Cast: Bahman Mofid - Manouchehr Vosough - Haleh - Morteza Aghili - Shahr Ashob - Parisa - Hamideh Khairabadi - Mehri Vedadian - Ashraf Kohan - Nematollah Gorji - Jalal Pishvaeian - Ali Dehghan - Reza Banki - Akbar Jannati Shirazi

Tohmat is a 1974 Iranian drama film directed by Kamran Ghadakchian, starring Bahman Mofid and Manouchehr Vosough. Set against the backdrop of mid-century Tehran social life, it examines loyalty, suspicion, and the weight of false accusation among people bound by family and work.

What is Tohmat about?

Sadegh and Hojjat are cousins whose lives move in close orbit.
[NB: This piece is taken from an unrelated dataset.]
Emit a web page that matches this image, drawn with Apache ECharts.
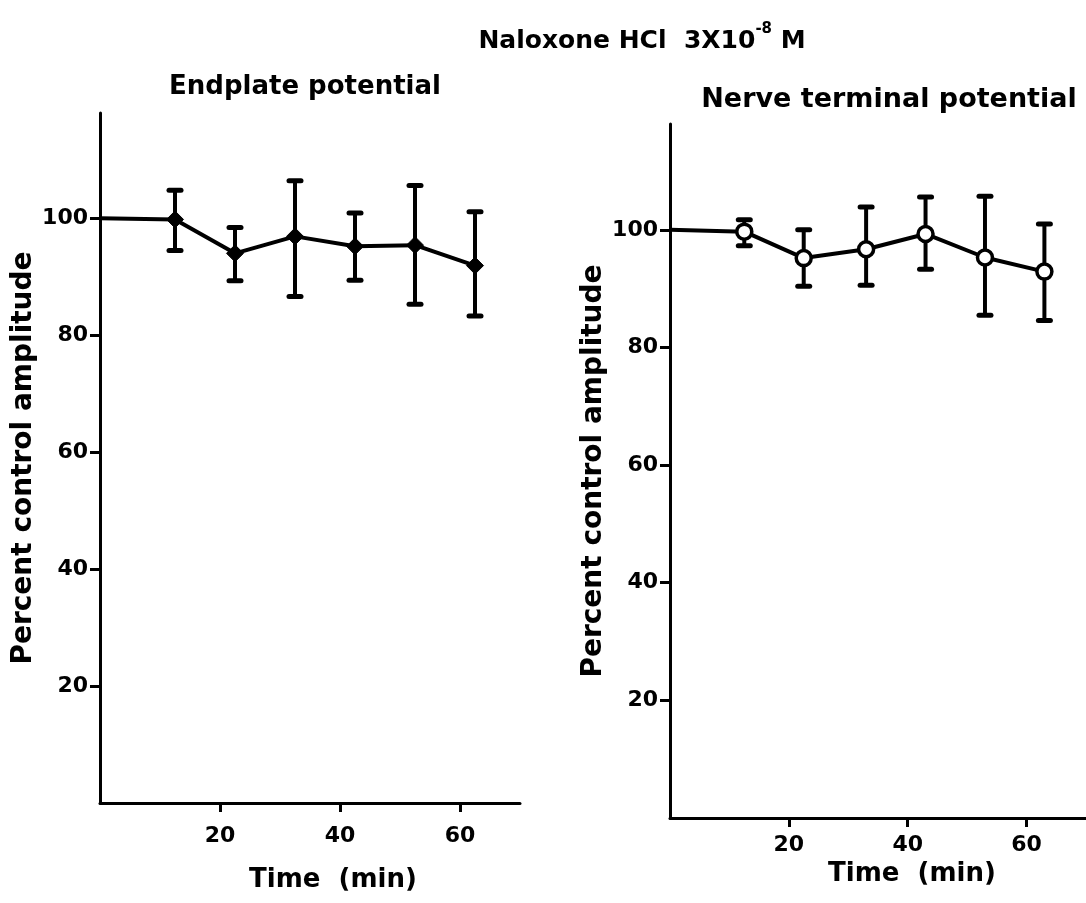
<!DOCTYPE html>
<html><head><meta charset="utf-8">
<script src="https://cdn.jsdelivr.net/npm/echarts@6/dist/echarts.min.js"></script>
<style>html,body{margin:0;padding:0;background:#fff}#c{width:1086px;height:903px}</style>
</head><body><div id="c"></div>
<script>
const mainTitle = 'Naloxone HCl  3X10';
const titleExp = '-8';
const titleUnit = 'M';
const leftTitle = 'Endplate potential';
const rightTitle = 'Nerve terminal potential';
const yName = 'Percent control amplitude';
const xName = 'Time  (min)';
const xTicks = [20, 40, 60];
const yTicks = [20, 40, 60, 80, 100];

const leftTime = [0, 12.5, 22.5, 32.5, 42.5, 52.5, 62.5];
const leftMean = [100, 99.8, 94.0, 96.9, 95.2, 95.4, 91.9];
const leftHigh = [null, 104.8, 98.4, 106.4, 100.9, 105.6, 101.1];
const leftLow  = [null, 94.5, 89.3, 86.6, 89.4, 85.3, 83.3];

const rightTime = [0, 12.5, 22.5, 33, 43, 53, 63];
const rightMean = [100, 99.7, 95.2, 96.7, 99.3, 95.3, 92.9];
const rightHigh = [null, 101.7, 100.0, 103.9, 105.6, 105.7, 101.0];
const rightLow  = [null, 97.3, 90.4, 90.6, 93.3, 85.5, 84.6];

const FONT = 'DejaVu Sans';
const chart = echarts.init(document.getElementById('c'), null, {renderer: 'canvas'});

function pts(t, m) { return t.map((x, i) => [x, m[i]]); }
function errs(t, lo, hi) {
  const out = [];
  t.forEach((x, i) => { if (lo[i] != null) out.push([x, lo[i], hi[i]]); });
  return out;
}
function errRender(params, api) {
  const x = api.value(0), lo = api.value(1), hi = api.value(2);
  const a = api.coord([x, hi]), b = api.coord([x, lo]);
  const cw = 6;
  const st = {stroke: '#000', lineWidth: 4};
  const cap = {stroke: '#000', lineWidth: 5, lineCap: 'round'};
  return {type: 'group', children: [
    {type: 'line', shape: {x1: a[0], y1: a[1], x2: b[0], y2: b[1]}, style: st},
    {type: 'line', shape: {x1: a[0] - cw, y1: a[1], x2: a[0] + cw, y2: a[1]}, style: cap},
    {type: 'line', shape: {x1: b[0] - cw, y1: b[1], x2: b[0] + cw, y2: b[1]}, style: cap}
  ]};
}
function xAx(gi, labelMargin, nameGap, shift) {
  return {
    type: 'value', gridIndex: gi, min: 0, max: 70,
    name: xName, nameLocation: 'middle', nameGap: nameGap,
    nameTextStyle: {fontFamily: FONT, fontWeight: 'bold', fontSize: 26, color: '#000', padding: [0, 0, 0, shift]},
    axisLine: {show: true, lineStyle: {color: '#000', width: 3}},
    axisTick: {show: true, customValues: xTicks, length: 9, inside: false, lineStyle: {color: '#000', width: 3}},
    axisLabel: {customValues: xTicks, margin: labelMargin, fontFamily: FONT, fontWeight: 'bold', fontSize: 22, color: '#000'},
    splitLine: {show: false}
  };
}
function yAx(gi, nameGap) {
  return {
    type: 'value', gridIndex: gi, min: 0, max: 118,
    name: yName, nameLocation: 'middle', nameGap: nameGap, nameRotate: 90,
    nameTextStyle: {fontFamily: FONT, fontWeight: 'bold', fontSize: 28, color: '#000'},
    axisLine: {show: true, lineStyle: {color: '#000', width: 3}},
    axisTick: {show: true, customValues: yTicks, length: 10, lineStyle: {color: '#000', width: 3}},
    axisLabel: {customValues: yTicks, margin: 12, fontFamily: FONT, fontWeight: 'bold', fontSize: 22, color: '#000'},
    splitLine: {show: false}
  };
}

chart.setOption({
  animation: false,
  backgroundColor: '#fff',
  title: [
    {text: '{a|' + mainTitle + '}{s|' + titleExp + '}{a| ' + titleUnit + '}', left: 637, top: 17, textAlign: 'center',
     textStyle: {rich: {
       a: {fontFamily: FONT, fontWeight: 'bold', fontSize: 25, color: '#000', verticalAlign: 'bottom', lineHeight: 32},
       s: {fontFamily: FONT, fontWeight: 'bold', fontSize: 15, color: '#000', verticalAlign: 'top', lineHeight: 32, padding: [0, 0, 13, 0]}
     }}},
    {text: leftTitle, left: 300, top: 69, textAlign: 'center',
     textStyle: {fontFamily: FONT, fontWeight: 'bold', fontSize: 26, color: '#000'}},
    {text: rightTitle, left: 884, top: 81, textAlign: 'center',
     textStyle: {fontFamily: FONT, fontWeight: 'bold', fontSize: 27, color: '#000'}}
  ],
  grid: [
    {left: 100, top: 113, width: 420, height: 690},
    {left: 670, top: 124, width: 420, height: 694}
  ],
  xAxis: [xAx(0, 22, 64, 46), xAx(1, 16, 42, 68)],
  yAxis: [yAx(0, 60), yAx(1, 58)],
  series: [
    {type: 'custom', xAxisIndex: 0, yAxisIndex: 0, renderItem: errRender,
     encode: {x: 0, y: [1, 2]}, data: errs(leftTime, leftLow, leftHigh), z: 2},
    {type: 'line', xAxisIndex: 0, yAxisIndex: 0, data: pts(leftTime, leftMean),
     symbol: 'diamond', symbolSize: (v, p) => p.dataIndex === 0 ? 0 : 17,
     lineStyle: {color: '#000', width: 4}, itemStyle: {color: '#000', borderColor: '#000'}, z: 3},
    {type: 'custom', xAxisIndex: 1, yAxisIndex: 1, renderItem: errRender,
     encode: {x: 0, y: [1, 2]}, data: errs(rightTime, rightLow, rightHigh), z: 2},
    {type: 'line', xAxisIndex: 1, yAxisIndex: 1, data: pts(rightTime, rightMean),
     symbol: 'circle', symbolSize: (v, p) => p.dataIndex === 0 ? 0 : 15,
     lineStyle: {color: '#000', width: 4}, itemStyle: {color: '#fff', borderColor: '#000', borderWidth: 3.5}, z: 3}
  ]
});
</script>
</body></html>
Sadegh carries quiet feelings for Afagh, while Hojjat's employer Moharam has turned his attention toward Ateffe — a woman who does not welcome that interest. When suspicion and rumor enter the picture, the bonds between the two cousins are tested in ways neither anticipated. The film traces how a single unfounded accusation — a tohmat — can fracture trust, redirect lives, and force ordinary men to choose between loyalty and self-preservation. Ghadakchian builds tension through everyday Tehran encounters rather than dramatic set-pieces, letting the social pressures of family obligation and workplace hierarchy drive the conflict forward.

Cast & crew

Bahman Mofid, a beloved figure in classic Iranian popular cinema, brings warmth and restraint to Sadegh. Manouchehr Vosough — one of the defining leading men of pre-revolution Iranian film — plays Hojjat with the rugged credibility that made him a household name. The supporting cast includes Haleh, Jalal Pishvaeian, Morteza Aghili, and Parisa, all veterans of the golden era of Farsi film.

Context & significance

Tohmat belongs to the golden decade of popular Iranian cinema before 1979, a period when films like this one spoke directly to working-class and middle-class urban viewers. The story of cousins caught in a web of suspicion and desire is a recurring dramatic architecture in Farsi film of the era, drawing on both classical Persian storytelling and the melodrama conventions that audiences loved. For diaspora viewers, watching Tohmat is also an act of cultural memory — the Tehran streets, the social codes around honor and accusation, and the faces of iconic actors carry a world that no longer exists in quite the same form. The film's 86-minute running time is compact and purposeful, characteristic of the genre's storytelling discipline.